▶ **WHAT THE EXERCISE ASKS**: Scan the data below for the string "code". Copy every line where it appears.

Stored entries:
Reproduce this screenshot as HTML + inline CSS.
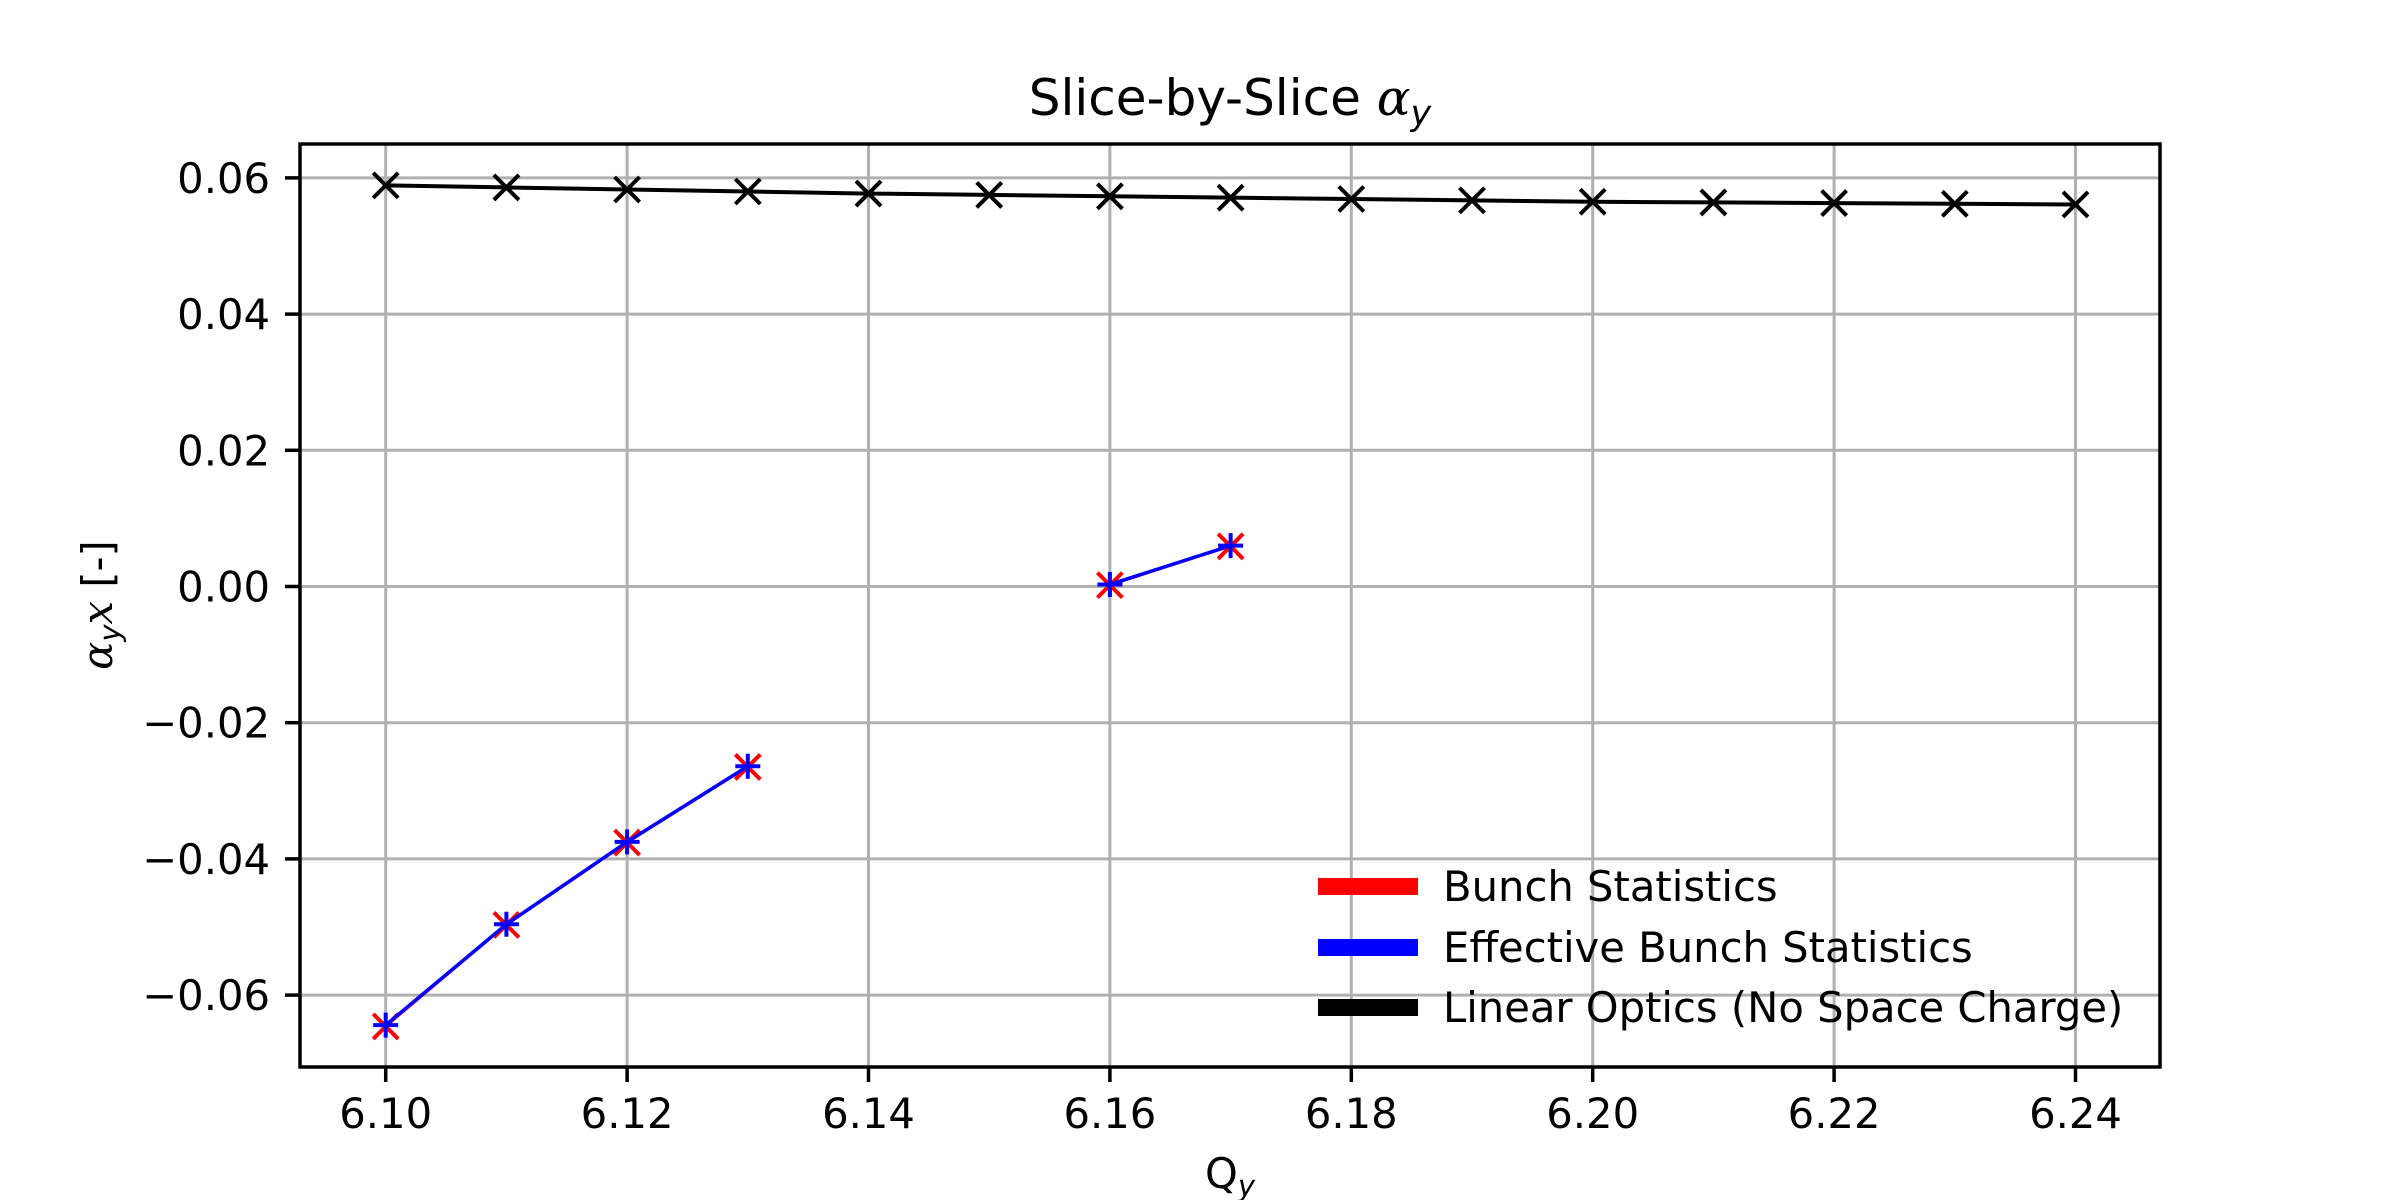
<!DOCTYPE html>
<html><head><meta charset="utf-8"><style>
html,body{margin:0;padding:0;background:#fff}
svg{display:block}
text{font-family:"DejaVu Sans","Liberation Sans",sans-serif;fill:#000}
</style></head><body>
<svg id="chart" width="2400" height="1200" viewBox="0 0 2400 1200" xmlns="http://www.w3.org/2000/svg">
<rect width="2400" height="1200" fill="#fff"/>
<g id="grid"></g>
<g id="series"></g>
<rect x="300" y="144" width="1860" height="923" fill="none" stroke="#000" stroke-width="3.5"/>
<g id="ticks"></g>
<text x="1230" y="115" font-size="50" text-anchor="middle">Slice-by-Slice <tspan font-style="italic" font-family="DejaVu Serif,serif">α</tspan><tspan font-size="35" dy="10" font-style="italic">y</tspan></text>
<text x="1230" y="1188" font-size="41.7" text-anchor="middle">Q<tspan font-size="29" dy="8" font-style="italic">y</tspan></text>
<text transform="translate(112,605) rotate(-90)" font-size="41.7" text-anchor="middle"><tspan font-style="italic" font-family="DejaVu Serif,serif">α</tspan><tspan font-size="29" dy="8" font-style="italic">y</tspan><tspan dy="-8" font-style="italic" font-family="DejaVu Serif,serif">x</tspan> [-]</text>
<g id="legend">
 <g><rect x="1318" y="878" width="100" height="17" fill="#ff0000"/><text x="1443" y="901" font-size="41.7">Bunch Statistics</text></g>
 <g><rect x="1318" y="939" width="100" height="17" fill="#0000ff"/><text x="1443" y="962" font-size="41.7">Effective Bunch Statistics</text></g>
 <g><rect x="1318" y="999" width="100" height="17" fill="#000"/><text x="1443" y="1022" font-size="41.7">Linear Optics (No Space Charge)</text></g>
</g>
</svg>
<script>
const xTicks = [6.10,6.12,6.14,6.16,6.18,6.20,6.22,6.24];
const xTickLabels = ["6.10","6.12","6.14","6.16","6.18","6.20","6.22","6.24"];
const yTicks = [-0.06,-0.04,-0.02,0.00,0.02,0.04,0.06];
const yTickLabels = ["\u22120.06","\u22120.04","\u22120.02","0.00","0.02","0.04","0.06"];
const linearQ = [6.10,6.11,6.12,6.13,6.14,6.15,6.16,6.17,6.18,6.19,6.20,6.21,6.22,6.23,6.24];
const linearAlpha = [0.0589,0.0586,0.0583,0.0580,0.0577,0.0575,0.0573,0.0571,0.0569,0.0567,0.0565,0.0564,0.0563,0.0562,0.0561];
const bunchSeg1Q = [6.10,6.11,6.12,6.13];
const bunchSeg1 = [-0.0646,-0.0497,-0.0376,-0.0265];
const effSeg1 = [-0.0644,-0.0496,-0.0375,-0.0264];
const bunchSeg2Q = [6.16,6.17];
const bunchSeg2 = [0.0002,0.0059];
const effSeg2 = [0.0003,0.0060];

const NS="http://www.w3.org/2000/svg";
function X(q){return 385.7+(q-6.10)*12070;}
function Y(v){return 586.5-v*6810;}
function mk(tag,attrs,parent){const e=document.createElementNS(NS,tag);for(const k in attrs)e.setAttribute(k,attrs[k]);parent.appendChild(e);return e;}
const grid=document.getElementById('grid'),ticks=document.getElementById('ticks'),series=document.getElementById('series');
xTicks.forEach((t,i)=>{
  const g=mk('line',{x1:X(t),x2:X(t),y1:144,y2:1067,stroke:'#b0b0b0','stroke-width':3},grid);
  
  
  const tk=mk('line',{x1:X(t),x2:X(t),y1:1067,y2:1082,stroke:'#000','stroke-width':3.5},ticks);
  
  
  const tx=mk('text',{x:X(t),y:1128,'font-size':41.7,'text-anchor':'middle'},ticks);
  tx.textContent=xTickLabels[i];
  
  
});
yTicks.forEach((t,i)=>{
  const g=mk('line',{x1:300,x2:2160,y1:Y(t),y2:Y(t),stroke:'#b0b0b0','stroke-width':3},grid);
  
  
  const tk=mk('line',{x1:285,x2:300,y1:Y(t),y2:Y(t),stroke:'#000','stroke-width':3.5},ticks);
  
  
  const tx=mk('text',{x:270,y:Y(t)+15,'font-size':41.7,'text-anchor':'end'},ticks);
  tx.textContent=yTickLabels[i];
  
  
});
function line(qs,vs,color,w,name){
  const p=mk('polyline',{points:qs.map((q,i)=>X(q)+','+Y(vs[i])).join(' '),fill:'none',stroke:color,'stroke-width':w},series);
  
  
}
function xMark(q,v,color,name){
  const s=12.5,x=X(q),y=Y(v);
  const p=mk('path',{d:`M${x-s},${y-s}L${x+s},${y+s}M${x-s},${y+s}L${x+s},${y-s}`,stroke:color,'stroke-width':4,fill:'none'},series);
  
  
}
function plusMark(q,v,color,name){
  const s=12.5,x=X(q),y=Y(v);
  const p=mk('path',{d:`M${x-s},${y}L${x+s},${y}M${x},${y-s}L${x},${y+s}`,stroke:color,'stroke-width':4,fill:'none'},series);
  
  
}
line(linearQ,linearAlpha,'#000',4,'linear-optics-line');
linearQ.forEach((q,i)=>xMark(q,linearAlpha[i],'#000','linear-optics-point'));
line(bunchSeg1Q,bunchSeg1,'#ff0000',2.5,'bunch-line-1');
line(bunchSeg2Q,bunchSeg2,'#ff0000',2.5,'bunch-line-2');
bunchSeg1Q.forEach((q,i)=>xMark(q,bunchSeg1[i],'#ff0000','bunch-point'));
bunchSeg2Q.forEach((q,i)=>xMark(q,bunchSeg2[i],'#ff0000','bunch-point'));
line(bunchSeg1Q,effSeg1,'#0000ff',3.5,'effective-line-1');
line(bunchSeg2Q,effSeg2,'#0000ff',3.5,'effective-line-2');
bunchSeg1Q.forEach((q,i)=>plusMark(q,effSeg1[i],'#0000ff','effective-point'));
bunchSeg2Q.forEach((q,i)=>plusMark(q,effSeg2[i],'#0000ff','effective-point'));
</script>
</body></html>
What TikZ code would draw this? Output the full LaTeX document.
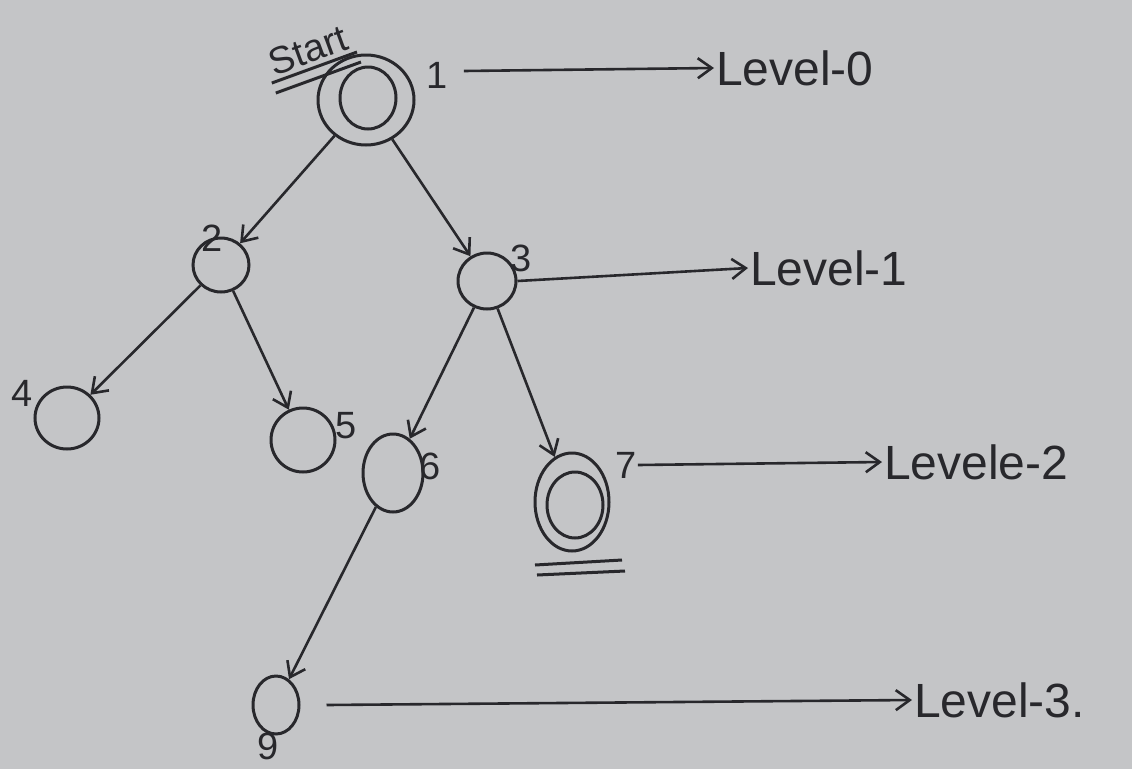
\documentclass[tikz,border=0pt]{standalone}
\usepackage{fontspec}
\setmainfont{Liberation Sans}
\usetikzlibrary{shapes.geometric,arrows.meta}
\definecolor{paper}{RGB}{196,197,199}
\definecolor{ink}{RGB}{40,40,44}
\tikzset{
  state/.style={draw=ink, line width=3pt, ellipse, inner sep=0pt},
  tag/.style={text=ink, font=\fontsize{38}{42}\selectfont, inner sep=1pt},
  lvl/.style={text=ink, font=\fontsize{48}{52}\selectfont, inner sep=2pt, anchor=west},
  edge/.style={draw=ink, line width=2.6pt, -{Straight Barb[length=14pt,width=20pt]}}
}
\begin{document}
\begin{tikzpicture}[x=1pt, y=-1pt]
                \fill[paper] (0,0) rectangle (1132,769);
                \useasboundingbox (0,0) rectangle (1132,769);

                % states
                \node[state, minimum width=96pt, minimum height=90pt] (n1) at (366,100) {};
                \node[state, minimum width=56pt, minimum height=62pt] (n1i) at (368,98) {};
                \node[state, minimum width=56pt, minimum height=54pt] (n2) at (221,265) {};
                \node[state, minimum width=58pt, minimum height=56pt] (n3) at (487,281) {};
                \node[state, minimum width=64pt, minimum height=62pt] (n4) at (67,418) {};
                \node[state, minimum width=64pt, minimum height=64pt] (n5) at (303,440) {};
                \node[state, minimum width=60pt, minimum height=78pt] (n6) at (393,473) {};
                \node[state, minimum width=74pt, minimum height=98pt] (n7) at (572,502) {};
                \node[state, minimum width=56pt, minimum height=66pt] (n7i) at (575,505) {};
                \node[state, minimum width=46pt, minimum height=58pt] (n9) at (276,705) {};

                % labels
                \node[tag, rotate=20, inner sep=5pt] (start) at (308,50) {Start};
                \draw[ink, line width=3pt] (start.south west) -- (start.south east);
                \draw[ink, line width=3pt] ([shift={(4,10)}]start.south west) -- ([shift={(4,10)}]start.south east);
                \node[tag] (t1) at (437,75) {1};
                \node[tag] (t2) at (212,238) {2};
                \node[tag] (t3) at (521,258) {3};
                \node[tag] (t4) at (22,393) {4};
                \node[tag] (t5) at (346,426) {5};
                \node[tag] (t6) at (430,466) {6};
                \node[tag] (t7) at (626,465) {7};
                \node[tag] (t9) at (268,746) {9};
                \draw[ink, line width=3pt] (535,565) -- (622,560);
                \draw[ink, line width=3pt] (537,575) -- (625,571);

                % levels
                \node[lvl] (lev0) at (714,68) {Level-0};
                \node[lvl] (lev1) at (748,268) {Level-1};
                \node[lvl] (lev2) at (882,462) {Levele-2};
                \node[lvl] (lev3) at (912,700) {Level-3.};

                % tree edges
                \draw[edge] (n1) -- (n2);
                \draw[edge] (n1) -- (n3);
                \draw[edge] (n2) -- (n4);
                \draw[edge] (n2) -- (n5);
                \draw[edge] (n3) -- (n6);
                \draw[edge] (n3) -- (n7);
                \draw[edge] (n6) -- (n9);

                % level arrows
                \draw[edge] (t1.east) ++(15,-4) coordinate (a0) (a0) -- (lev0.west);
                \draw[edge] (n3.east) -- (lev1.west);
                \draw[edge] (t7.east) -- (lev2.west);
                \draw[edge] ([xshift=26pt]n9.east) -- (lev3.west);
\end{tikzpicture}
\end{document}
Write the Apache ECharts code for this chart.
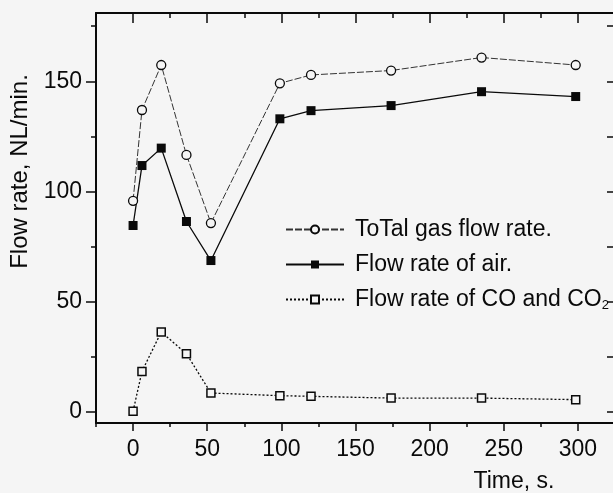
<!DOCTYPE html>
<html><head><meta charset="utf-8">
<script src="https://cdn.jsdelivr.net/npm/echarts@6/dist/echarts.min.js"></script>
<style>html,body{margin:0;padding:0;background:#f5f5f5}#c{width:613px;height:493px}</style>
</head><body><div id="c"></div><script>
const timeS = [0, 6, 19, 36, 52.5, 99, 120, 174, 235, 298.5];
const totalFlow = [95.8, 137.0, 157.4, 116.6, 85.7, 149.1, 152.9, 154.9, 160.8, 157.4];
const airFlow = [84.6, 111.8, 119.7, 86.4, 68.7, 133.0, 136.7, 139.0, 145.3, 143.1];
const coFlow = [0.3, 18.4, 36.3, 26.4, 8.6, 7.4, 7.1, 6.3, 6.3, 5.6];
const xMajorTicks = [0, 50, 100, 150, 200, 250, 300];
const xMinorTicks = [-25, 25, 75, 125, 175, 225, 275, 325];
const yMajorTicks = [0, 50, 100, 150];
const yMinorTicks = [25, 75, 125, 175];
const yAllTicks = [0, 25, 50, 75, 100, 125, 150, 175];
const seriesNames = ['ToTal gas flow rate.', 'Flow rate of air.', 'Flow rate of CO and CO2'];
const xName = 'Time, s.';
const yName = 'Flow rate, NL/min.';

const BG = '#f5f5f5', INK = '#0a0a0a';
const FONT = '"Liberation Sans", Arial, sans-serif';
const pairs = (vals) => timeS.map((t, i) => [t, vals[i]]);

const X = {type: 'value', min: -25, max: 325, splitLine: {show: false}};
const Y = {type: 'value', min: -5, max: 181, splitLine: {show: false}};
const line = {show: true, onZero: false, lineStyle: {color: INK, width: 2}};
const noLine = {show: false, onZero: false};
const noLabel = {show: false};
const tickStyle = {color: INK, width: 1.5};

const chart = echarts.init(document.getElementById('c'));
chart.setOption({
  animation: false,
  backgroundColor: BG,
  textStyle: {fontFamily: FONT, color: INK},
  grid: {left: 96, right: -2, top: 13, bottom: 70, containLabel: false, outerBoundsMode: 'none'},
  xAxis: [
    Object.assign({}, X, {position: 'bottom', axisLine: line,
      axisTick: {show: true, inside: false, length: 8, customValues: xMajorTicks, lineStyle: tickStyle},
      axisLabel: {show: true, customValues: xMajorTicks, margin: 15, fontSize: 23, fontFamily: FONT, color: INK},
      name: xName, nameLocation: 'middle', nameGap: 47,
      nameTextStyle: {fontSize: 23, fontFamily: FONT, color: INK, padding: [0, 0, 0, 317]}}),
    Object.assign({}, X, {position: 'bottom', axisLine: noLine, axisLabel: noLabel,
      axisTick: {show: true, inside: false, length: 4, customValues: xMinorTicks, lineStyle: tickStyle}}),
    Object.assign({}, X, {position: 'top', axisLine: line, axisLabel: noLabel,
      axisTick: {show: true, inside: true, length: 10, customValues: xMajorTicks, lineStyle: tickStyle}}),
    Object.assign({}, X, {position: 'top', axisLine: noLine, axisLabel: noLabel,
      axisTick: {show: true, inside: true, length: 5, customValues: xMinorTicks, lineStyle: tickStyle}})
  ],
  yAxis: [
    Object.assign({}, Y, {position: 'left', axisLine: line,
      axisTick: {show: true, inside: false, length: 10, customValues: yMajorTicks, lineStyle: tickStyle},
      axisLabel: {show: true, customValues: yMajorTicks, margin: 14, fontSize: 23, fontFamily: FONT, color: INK},
      name: yName, nameLocation: 'middle', nameGap: 64,
      nameTextStyle: {fontSize: 24, fontFamily: FONT, color: INK, padding: [0, 0, 0, 93]}}),
    Object.assign({}, Y, {position: 'left', axisLine: noLine, axisLabel: noLabel,
      axisTick: {show: true, inside: false, length: 5, customValues: yMinorTicks, lineStyle: tickStyle}}),
    Object.assign({}, Y, {position: 'right', axisLine: line, axisLabel: noLabel,
      axisTick: {show: true, inside: true, length: 8, customValues: yAllTicks, lineStyle: tickStyle}})
  ],
  legend: {
    orient: 'vertical', left: 280, top: 213,
    itemWidth: 58, itemHeight: 10, itemGap: 12,
    data: seriesNames,
    formatter: function (name) {
      if (name === seriesNames[2]) return '{t|Flow rate of CO and CO}{s|2}';
      return '{t|' + name + '}';
    },
    textStyle: {fontFamily: FONT, color: INK, fontSize: 23, padding: [0, 0, 0, 6],
      rich: {t: {fontSize: 23, fontFamily: FONT, color: INK, lineHeight: 25},
             s: {fontSize: 13, fontFamily: FONT, color: INK, padding: [12, 0, 0, 0]}}}
  },
  series: [
    {name: seriesNames[0], type: 'line', xAxisIndex: 0, yAxisIndex: 0, data: pairs(totalFlow),
      symbol: 'circle', symbolSize: 9,
      itemStyle: {color: BG, borderColor: INK, borderWidth: 1.3},
      lineStyle: {color: '#333', width: 1, type: [7, 2]}},
    {name: seriesNames[1], type: 'line', xAxisIndex: 0, yAxisIndex: 0, data: pairs(airFlow),
      symbol: 'rect', symbolSize: 9,
      itemStyle: {color: INK, borderColor: INK, borderWidth: 0},
      lineStyle: {color: INK, width: 1.3, type: 'solid'}},
    {name: seriesNames[2], type: 'line', xAxisIndex: 0, yAxisIndex: 0, data: pairs(coFlow),
      symbol: 'rect', symbolSize: 8,
      itemStyle: {color: BG, borderColor: INK, borderWidth: 1.5},
      lineStyle: {color: INK, width: 1.3, type: [2, 2]}}
  ]
});
</script></body></html>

▶ **RESULT FOR THIS TASK**:
What TikZ code would draw this? Output the full LaTeX document.
Write the Apache ECharts code for this chart.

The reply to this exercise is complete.